Испуганная странной реакцией врача, ничего не понимая, Раиса торопилась, сорвала заусенец на ногте, едва не сломала замочек у сумочки.
– Вот, вот же оно! Вот тут он к вам…
Не слушая, Адам начал читать с начала, с неприличной по отношению к чужому частному письму жадностью.
«Здравствуйте, уважаемая Раиса Прокопьевна!

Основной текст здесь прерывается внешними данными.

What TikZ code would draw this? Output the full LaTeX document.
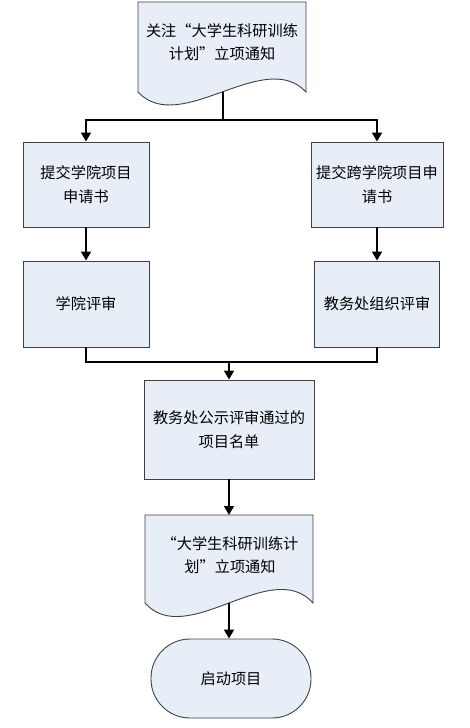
\documentclass[tikz,border=0pt]{standalone}
\usepackage{fontspec}
\newfontfamily\cjk{Noto Sans CJK SC}
\usetikzlibrary{positioning,calc,arrows.meta}
\definecolor{boxfill}{HTML}{E8EEF7}
\definecolor{edgegray}{HTML}{404040}
\tikzset{
  txt/.style     = {font=\cjk\fontsize{15.2}{23.5}\selectfont, align=center, inner sep=0pt},
  pbox/.style    = {txt, draw=edgegray, fill=boxfill, line width=0.9pt},
  docline/.style = {draw=edgegray, fill=boxfill, line width=0.9pt},
  link/.style    = {line width=1.6pt},
  flow/.style    = {line width=1.6pt, -{Triangle[length=9pt,width=10pt]}},
}
\begin{document}
\begin{tikzpicture}[x=1pt,y=-1pt]
  \useasboundingbox (0,0) rectangle (470,728);
  % document shapes
  \draw[docline] (138,2) -- (306,2) -- (306,92)
    .. controls (264,47) and (180,137) .. (138,92) -- cycle;
  \node[txt] (notice) at (222,42) {关注“大学生科研训练\\计划”立项通知};
  \draw[docline] (145,515) -- (313,515) -- (313,603)
    .. controls (271,556) and (187,650) .. (145,603) -- cycle;
  \node[txt] (notify) at (230,555) {“大学生科研训练计\\划”立项通知};
  % process boxes
  \node[pbox, minimum width=126pt, minimum height=85pt] (apply1) at (86,184.5) {提交学院项目\\申请书};
  \node[pbox, minimum width=132pt, minimum height=85pt] (apply2) at (377,184.5) {提交跨学院项目申\\请书};
  \node[pbox, minimum width=126pt, minimum height=86pt] (review1) at (86,304) {学院评审};
  \node[pbox, minimum width=125pt, minimum height=86pt] (review2) at (377,304) {教务处组织评审};
  \node[pbox, minimum width=170pt, minimum height=99pt] (publish) at (229,429.5) {教务处公示评审通过的\\项目名单};
  \node[pbox, minimum width=160pt, minimum height=79pt, rounded corners=39pt] (start) at (231,678.5) {启动项目};
  % connectors
  \coordinate (notice-out) at (223,92);
  \coordinate (split) at (223,120);
  \coordinate (merge) at (229,362);
  \coordinate (notify-in) at (229,515);
  \coordinate (notify-out) at (229,603);
  \draw[link] (notice-out) -- (split);
  \draw[flow] (split) -| (apply1);
  \draw[flow] (split) -| (apply2);
  \draw[flow] (apply1) -- (review1);
  \draw[flow] (apply2) -- (review2);
  \draw[link] (review1) |- (merge);
  \draw[link] (review2) |- (merge);
  \draw[flow] (merge) -- (publish);
  \draw[flow] (publish.south -| notify-in) -- (notify-in);
  \draw[flow] (notify-out) -- (start.north -| notify-out);
\end{tikzpicture}
\end{document}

Пишет к вам по поручению Луки Евгеньевича Камарича Аркадий Андреевич Арабажин, старший врач санитарного поезда номер четыре. Находимся мы сейчас в хххххххххххххх (вымарано военной цензурой) в полутора десятках километров от хххххххххххххх (вымарано цензурой). Мы с Лукой Евгеньевичем знакомы с 1905 года, и с тех пор сообщались регулярно, неизменно испытывая взаимное дружеское расположение. К моему глубокому сожалению, нынешняя наша встреча вышла нерадостной. В бою под хххххххххххххх (вымарано цензурой) Лука Евгеньевич получил тяжелое проникающее ранение, сопровождающееся контузией. Начальник нашего санитарного поезда Петр Ильич Ильинский, блестящий хирург, при нашем скромном посредстве сделал все возможное для стабилизации состояния больного, которого мы уже завтра утром передадим на попечение персонала тылового санитарного поезда, идущего прямиком в Петроград. Там, при благоприятном течении событий и Вашем желании, Вы сможете Луку отыскать и оказать душевное и всяческое другое вспоможение его скорейшему выздоровлению.

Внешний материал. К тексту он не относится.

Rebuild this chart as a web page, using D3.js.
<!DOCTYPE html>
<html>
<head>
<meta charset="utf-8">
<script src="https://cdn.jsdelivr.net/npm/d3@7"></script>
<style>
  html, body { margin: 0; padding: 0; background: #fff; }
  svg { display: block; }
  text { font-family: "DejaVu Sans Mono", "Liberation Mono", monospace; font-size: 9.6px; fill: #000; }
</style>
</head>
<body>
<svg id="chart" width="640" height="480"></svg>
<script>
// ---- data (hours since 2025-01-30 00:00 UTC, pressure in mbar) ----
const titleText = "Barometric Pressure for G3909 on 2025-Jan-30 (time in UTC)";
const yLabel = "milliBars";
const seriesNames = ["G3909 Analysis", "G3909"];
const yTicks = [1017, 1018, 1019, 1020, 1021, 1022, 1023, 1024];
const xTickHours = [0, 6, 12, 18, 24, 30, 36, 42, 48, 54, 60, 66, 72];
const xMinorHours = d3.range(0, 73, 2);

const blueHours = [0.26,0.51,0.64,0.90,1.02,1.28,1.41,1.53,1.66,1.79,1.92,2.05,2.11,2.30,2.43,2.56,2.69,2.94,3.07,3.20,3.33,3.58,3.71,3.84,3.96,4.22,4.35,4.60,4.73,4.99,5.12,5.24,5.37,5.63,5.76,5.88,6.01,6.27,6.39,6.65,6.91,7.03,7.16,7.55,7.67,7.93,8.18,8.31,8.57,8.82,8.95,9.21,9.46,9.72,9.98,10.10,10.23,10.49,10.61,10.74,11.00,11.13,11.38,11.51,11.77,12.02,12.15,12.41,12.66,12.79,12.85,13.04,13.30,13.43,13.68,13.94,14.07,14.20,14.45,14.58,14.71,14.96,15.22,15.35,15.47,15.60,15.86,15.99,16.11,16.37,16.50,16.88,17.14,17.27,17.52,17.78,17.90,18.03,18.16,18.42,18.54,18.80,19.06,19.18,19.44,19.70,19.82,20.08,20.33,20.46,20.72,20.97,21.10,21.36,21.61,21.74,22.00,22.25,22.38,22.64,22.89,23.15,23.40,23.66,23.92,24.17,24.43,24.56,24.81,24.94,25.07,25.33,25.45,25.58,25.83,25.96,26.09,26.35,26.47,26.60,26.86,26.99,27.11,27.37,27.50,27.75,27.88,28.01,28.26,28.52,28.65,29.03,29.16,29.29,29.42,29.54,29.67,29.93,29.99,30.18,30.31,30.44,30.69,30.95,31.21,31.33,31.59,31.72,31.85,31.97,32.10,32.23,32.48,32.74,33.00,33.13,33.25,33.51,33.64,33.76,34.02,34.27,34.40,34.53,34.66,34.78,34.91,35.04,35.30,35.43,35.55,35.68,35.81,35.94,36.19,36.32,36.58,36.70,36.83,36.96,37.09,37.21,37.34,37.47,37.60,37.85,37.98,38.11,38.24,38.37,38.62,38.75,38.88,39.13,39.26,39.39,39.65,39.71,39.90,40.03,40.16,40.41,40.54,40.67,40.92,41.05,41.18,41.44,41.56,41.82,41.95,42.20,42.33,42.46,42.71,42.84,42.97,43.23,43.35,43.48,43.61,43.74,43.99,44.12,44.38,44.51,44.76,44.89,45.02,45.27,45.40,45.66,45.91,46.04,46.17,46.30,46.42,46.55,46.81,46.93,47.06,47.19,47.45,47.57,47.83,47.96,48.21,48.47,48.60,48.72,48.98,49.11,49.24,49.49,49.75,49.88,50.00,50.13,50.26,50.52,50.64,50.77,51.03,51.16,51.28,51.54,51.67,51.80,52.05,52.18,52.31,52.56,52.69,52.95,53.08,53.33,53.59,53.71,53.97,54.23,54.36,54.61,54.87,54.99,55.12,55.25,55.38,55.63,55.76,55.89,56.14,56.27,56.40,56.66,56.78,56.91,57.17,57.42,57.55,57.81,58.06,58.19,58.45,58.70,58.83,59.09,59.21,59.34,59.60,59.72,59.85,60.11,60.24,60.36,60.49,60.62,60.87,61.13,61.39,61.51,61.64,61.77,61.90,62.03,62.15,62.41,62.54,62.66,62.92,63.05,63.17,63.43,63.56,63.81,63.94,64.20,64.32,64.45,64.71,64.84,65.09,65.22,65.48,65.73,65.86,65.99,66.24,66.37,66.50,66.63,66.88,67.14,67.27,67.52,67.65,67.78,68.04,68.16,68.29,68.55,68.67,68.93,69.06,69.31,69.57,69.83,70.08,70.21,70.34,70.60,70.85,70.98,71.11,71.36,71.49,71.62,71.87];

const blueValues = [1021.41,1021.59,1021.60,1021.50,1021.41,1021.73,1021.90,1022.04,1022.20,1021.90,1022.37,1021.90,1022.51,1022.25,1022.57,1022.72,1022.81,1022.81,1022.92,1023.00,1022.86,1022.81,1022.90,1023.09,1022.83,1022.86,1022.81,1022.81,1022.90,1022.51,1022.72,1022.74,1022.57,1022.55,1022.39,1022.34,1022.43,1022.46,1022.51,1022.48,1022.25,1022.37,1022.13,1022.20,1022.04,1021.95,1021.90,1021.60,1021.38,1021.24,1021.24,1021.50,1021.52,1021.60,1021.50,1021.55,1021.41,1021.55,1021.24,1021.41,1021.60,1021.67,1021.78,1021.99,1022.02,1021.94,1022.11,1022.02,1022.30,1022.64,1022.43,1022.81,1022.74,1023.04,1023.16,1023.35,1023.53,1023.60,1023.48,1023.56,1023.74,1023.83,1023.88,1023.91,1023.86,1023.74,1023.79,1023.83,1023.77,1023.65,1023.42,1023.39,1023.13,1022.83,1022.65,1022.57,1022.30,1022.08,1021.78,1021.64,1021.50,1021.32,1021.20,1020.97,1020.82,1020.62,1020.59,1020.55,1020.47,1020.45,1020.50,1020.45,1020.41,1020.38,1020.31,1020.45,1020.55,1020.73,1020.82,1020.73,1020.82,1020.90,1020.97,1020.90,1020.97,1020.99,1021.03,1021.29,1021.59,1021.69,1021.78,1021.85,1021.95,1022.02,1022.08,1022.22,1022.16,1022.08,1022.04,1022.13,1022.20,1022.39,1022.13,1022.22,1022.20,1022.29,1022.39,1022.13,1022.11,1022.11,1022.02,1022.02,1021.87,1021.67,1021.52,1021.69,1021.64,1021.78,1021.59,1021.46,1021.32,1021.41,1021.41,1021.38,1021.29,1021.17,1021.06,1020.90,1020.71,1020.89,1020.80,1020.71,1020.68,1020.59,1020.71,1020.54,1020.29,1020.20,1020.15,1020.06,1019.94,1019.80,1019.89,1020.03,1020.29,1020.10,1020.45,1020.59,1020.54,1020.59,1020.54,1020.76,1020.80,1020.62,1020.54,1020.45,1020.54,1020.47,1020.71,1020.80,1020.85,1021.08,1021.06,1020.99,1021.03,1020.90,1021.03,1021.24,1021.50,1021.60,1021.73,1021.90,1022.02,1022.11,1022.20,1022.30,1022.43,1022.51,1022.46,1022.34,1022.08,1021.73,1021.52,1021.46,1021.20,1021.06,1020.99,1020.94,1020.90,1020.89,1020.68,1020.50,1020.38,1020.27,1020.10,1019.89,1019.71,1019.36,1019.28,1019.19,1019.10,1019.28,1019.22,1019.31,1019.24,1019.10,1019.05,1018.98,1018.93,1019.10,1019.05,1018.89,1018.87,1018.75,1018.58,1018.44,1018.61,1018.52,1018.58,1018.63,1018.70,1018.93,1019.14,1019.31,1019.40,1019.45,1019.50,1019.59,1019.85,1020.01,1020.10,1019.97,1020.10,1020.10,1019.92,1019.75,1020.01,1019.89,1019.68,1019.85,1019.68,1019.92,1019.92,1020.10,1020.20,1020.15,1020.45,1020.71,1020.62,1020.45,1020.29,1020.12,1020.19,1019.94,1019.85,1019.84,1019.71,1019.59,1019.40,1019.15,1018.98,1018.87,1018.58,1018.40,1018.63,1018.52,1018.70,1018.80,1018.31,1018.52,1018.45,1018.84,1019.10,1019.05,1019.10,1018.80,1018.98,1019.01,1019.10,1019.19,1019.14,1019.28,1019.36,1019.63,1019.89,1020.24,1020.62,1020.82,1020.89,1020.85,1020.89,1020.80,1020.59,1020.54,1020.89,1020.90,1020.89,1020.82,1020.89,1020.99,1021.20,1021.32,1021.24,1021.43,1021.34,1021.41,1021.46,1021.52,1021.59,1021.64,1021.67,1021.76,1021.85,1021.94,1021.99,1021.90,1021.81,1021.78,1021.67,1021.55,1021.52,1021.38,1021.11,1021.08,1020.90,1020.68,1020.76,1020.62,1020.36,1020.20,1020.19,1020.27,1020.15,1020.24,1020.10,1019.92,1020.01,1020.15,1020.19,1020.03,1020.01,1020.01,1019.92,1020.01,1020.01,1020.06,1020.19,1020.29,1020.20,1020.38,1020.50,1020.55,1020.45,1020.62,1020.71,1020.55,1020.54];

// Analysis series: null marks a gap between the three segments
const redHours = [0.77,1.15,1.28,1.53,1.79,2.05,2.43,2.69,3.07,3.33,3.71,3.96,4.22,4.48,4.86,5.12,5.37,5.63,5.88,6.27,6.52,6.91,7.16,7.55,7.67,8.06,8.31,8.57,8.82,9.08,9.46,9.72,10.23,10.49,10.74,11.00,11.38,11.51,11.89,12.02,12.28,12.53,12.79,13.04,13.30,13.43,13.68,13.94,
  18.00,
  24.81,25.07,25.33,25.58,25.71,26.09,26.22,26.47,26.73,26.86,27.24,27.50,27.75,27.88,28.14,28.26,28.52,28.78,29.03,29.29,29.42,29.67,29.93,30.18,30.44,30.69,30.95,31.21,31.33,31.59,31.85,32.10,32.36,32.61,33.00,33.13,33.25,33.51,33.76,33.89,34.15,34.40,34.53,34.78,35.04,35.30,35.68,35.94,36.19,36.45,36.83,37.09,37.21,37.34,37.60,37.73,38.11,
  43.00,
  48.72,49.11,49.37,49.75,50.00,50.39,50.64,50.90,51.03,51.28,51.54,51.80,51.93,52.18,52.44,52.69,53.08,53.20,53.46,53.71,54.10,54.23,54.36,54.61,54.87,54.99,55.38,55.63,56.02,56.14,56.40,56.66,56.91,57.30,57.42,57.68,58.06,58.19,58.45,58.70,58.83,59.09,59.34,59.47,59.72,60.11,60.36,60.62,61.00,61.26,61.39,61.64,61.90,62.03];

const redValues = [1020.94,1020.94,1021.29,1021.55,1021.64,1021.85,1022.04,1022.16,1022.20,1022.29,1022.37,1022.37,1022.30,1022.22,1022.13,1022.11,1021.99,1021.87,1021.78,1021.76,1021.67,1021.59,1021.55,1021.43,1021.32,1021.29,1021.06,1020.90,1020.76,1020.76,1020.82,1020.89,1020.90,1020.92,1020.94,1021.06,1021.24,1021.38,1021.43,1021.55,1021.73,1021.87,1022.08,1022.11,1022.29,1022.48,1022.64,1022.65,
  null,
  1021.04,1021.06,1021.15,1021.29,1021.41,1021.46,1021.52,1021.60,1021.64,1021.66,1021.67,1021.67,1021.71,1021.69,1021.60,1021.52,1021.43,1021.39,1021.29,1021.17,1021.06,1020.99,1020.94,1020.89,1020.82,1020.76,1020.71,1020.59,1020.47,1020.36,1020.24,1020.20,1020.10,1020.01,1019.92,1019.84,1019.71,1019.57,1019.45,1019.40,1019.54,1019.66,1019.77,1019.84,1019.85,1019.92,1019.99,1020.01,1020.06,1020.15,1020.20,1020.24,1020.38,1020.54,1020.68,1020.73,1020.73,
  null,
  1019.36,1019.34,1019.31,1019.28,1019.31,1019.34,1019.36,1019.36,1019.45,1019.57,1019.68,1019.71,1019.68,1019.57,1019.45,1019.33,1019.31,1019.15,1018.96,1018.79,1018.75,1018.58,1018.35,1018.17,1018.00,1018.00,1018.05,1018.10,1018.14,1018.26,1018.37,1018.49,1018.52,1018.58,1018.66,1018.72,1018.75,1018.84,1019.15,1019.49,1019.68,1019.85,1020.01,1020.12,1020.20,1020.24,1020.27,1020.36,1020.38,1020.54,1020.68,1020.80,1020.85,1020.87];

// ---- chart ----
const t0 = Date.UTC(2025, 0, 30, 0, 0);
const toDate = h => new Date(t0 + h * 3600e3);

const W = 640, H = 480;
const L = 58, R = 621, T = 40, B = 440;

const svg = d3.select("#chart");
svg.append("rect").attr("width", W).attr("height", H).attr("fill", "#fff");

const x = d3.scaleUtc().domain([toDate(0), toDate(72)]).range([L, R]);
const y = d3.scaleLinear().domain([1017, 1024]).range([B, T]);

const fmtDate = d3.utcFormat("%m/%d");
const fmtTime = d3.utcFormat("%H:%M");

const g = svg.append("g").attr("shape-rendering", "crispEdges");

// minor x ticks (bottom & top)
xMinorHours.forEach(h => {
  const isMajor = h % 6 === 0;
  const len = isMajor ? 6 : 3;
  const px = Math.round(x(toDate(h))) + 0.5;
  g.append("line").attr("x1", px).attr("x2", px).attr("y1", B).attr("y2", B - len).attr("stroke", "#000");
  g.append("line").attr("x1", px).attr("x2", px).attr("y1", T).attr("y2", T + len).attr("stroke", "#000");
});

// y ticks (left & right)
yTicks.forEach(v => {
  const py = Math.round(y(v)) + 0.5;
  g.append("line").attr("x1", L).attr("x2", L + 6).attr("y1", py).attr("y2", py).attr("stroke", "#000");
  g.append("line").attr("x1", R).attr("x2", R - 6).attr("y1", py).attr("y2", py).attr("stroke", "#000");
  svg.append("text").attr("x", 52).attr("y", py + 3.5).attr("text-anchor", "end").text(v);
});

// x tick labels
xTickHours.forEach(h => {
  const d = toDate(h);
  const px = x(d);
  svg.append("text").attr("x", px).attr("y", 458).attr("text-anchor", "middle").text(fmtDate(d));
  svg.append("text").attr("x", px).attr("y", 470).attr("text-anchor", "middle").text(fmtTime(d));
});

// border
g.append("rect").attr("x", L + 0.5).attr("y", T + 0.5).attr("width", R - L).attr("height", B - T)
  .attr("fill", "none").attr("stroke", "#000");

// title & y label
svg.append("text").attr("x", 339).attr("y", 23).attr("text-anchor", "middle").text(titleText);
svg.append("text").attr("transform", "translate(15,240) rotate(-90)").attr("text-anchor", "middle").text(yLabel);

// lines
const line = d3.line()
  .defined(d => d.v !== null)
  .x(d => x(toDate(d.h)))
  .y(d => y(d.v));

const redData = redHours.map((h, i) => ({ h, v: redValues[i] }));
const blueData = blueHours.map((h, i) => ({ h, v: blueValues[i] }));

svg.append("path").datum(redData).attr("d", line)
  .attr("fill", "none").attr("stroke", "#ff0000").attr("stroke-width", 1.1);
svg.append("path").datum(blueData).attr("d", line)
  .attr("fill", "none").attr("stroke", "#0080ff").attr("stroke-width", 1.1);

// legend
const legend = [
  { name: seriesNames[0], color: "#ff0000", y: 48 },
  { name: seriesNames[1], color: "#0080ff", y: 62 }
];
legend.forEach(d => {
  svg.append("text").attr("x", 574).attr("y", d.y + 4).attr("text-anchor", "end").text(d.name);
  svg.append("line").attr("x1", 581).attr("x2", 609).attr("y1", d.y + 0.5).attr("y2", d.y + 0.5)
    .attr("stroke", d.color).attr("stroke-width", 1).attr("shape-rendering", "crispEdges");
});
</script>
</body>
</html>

Лука попросил непременно Вам написать, что он Вас всей душой любит и уважает, и нынче лишь Ваш светлый образ горит перед ним во тьме его страданий. К Вашим ногам припадая, пьет из прохладного источника Вашей сердечной привязанности, ничуть им не заслуженной, но тем не менее пролившейся на него (Луку Евгеньевича) не иначе как по произволенью Бога, в которого он с четвертого гимназического класса не верил, а теперь, после Вашего явления в его жизни, даже не знает, что по этому поводу и думать… Но благодарит неустанно и любит пламенно.
Вот, пишу дословно.
Не смейтесь, милая Раиса Прокопьевна, над пафосом, ибо раненные после контузии и операции, придя в себя, часто выражаются витиевато. Но неизменна здесь искренность сердечного порыва, потому что (верьте моему опыту фронтового и гражданского врача) человек, находясь на краю, практически никогда не врет ни словом, ни чувством.
Лука, кстати, просит Вас в Петроград не ехать, а ждать от него вестей. Но если Вы все-таки решитесь, то осмелюсь предложить Вам обратиться за содействием к моему лучшему другу Адаму Михайловичу Кауфману, который нынче проживает в Петербурге. Проще всего будет Вам отыскать его на рабочем месте, в клинике нервных и психических болезней на набережной реки Мойки. Думаю, что он, как человек социально ушлый и добрый в глубине души, быстро поможет Вам отыскать след Камарича в недрах нашей госпитальной системы.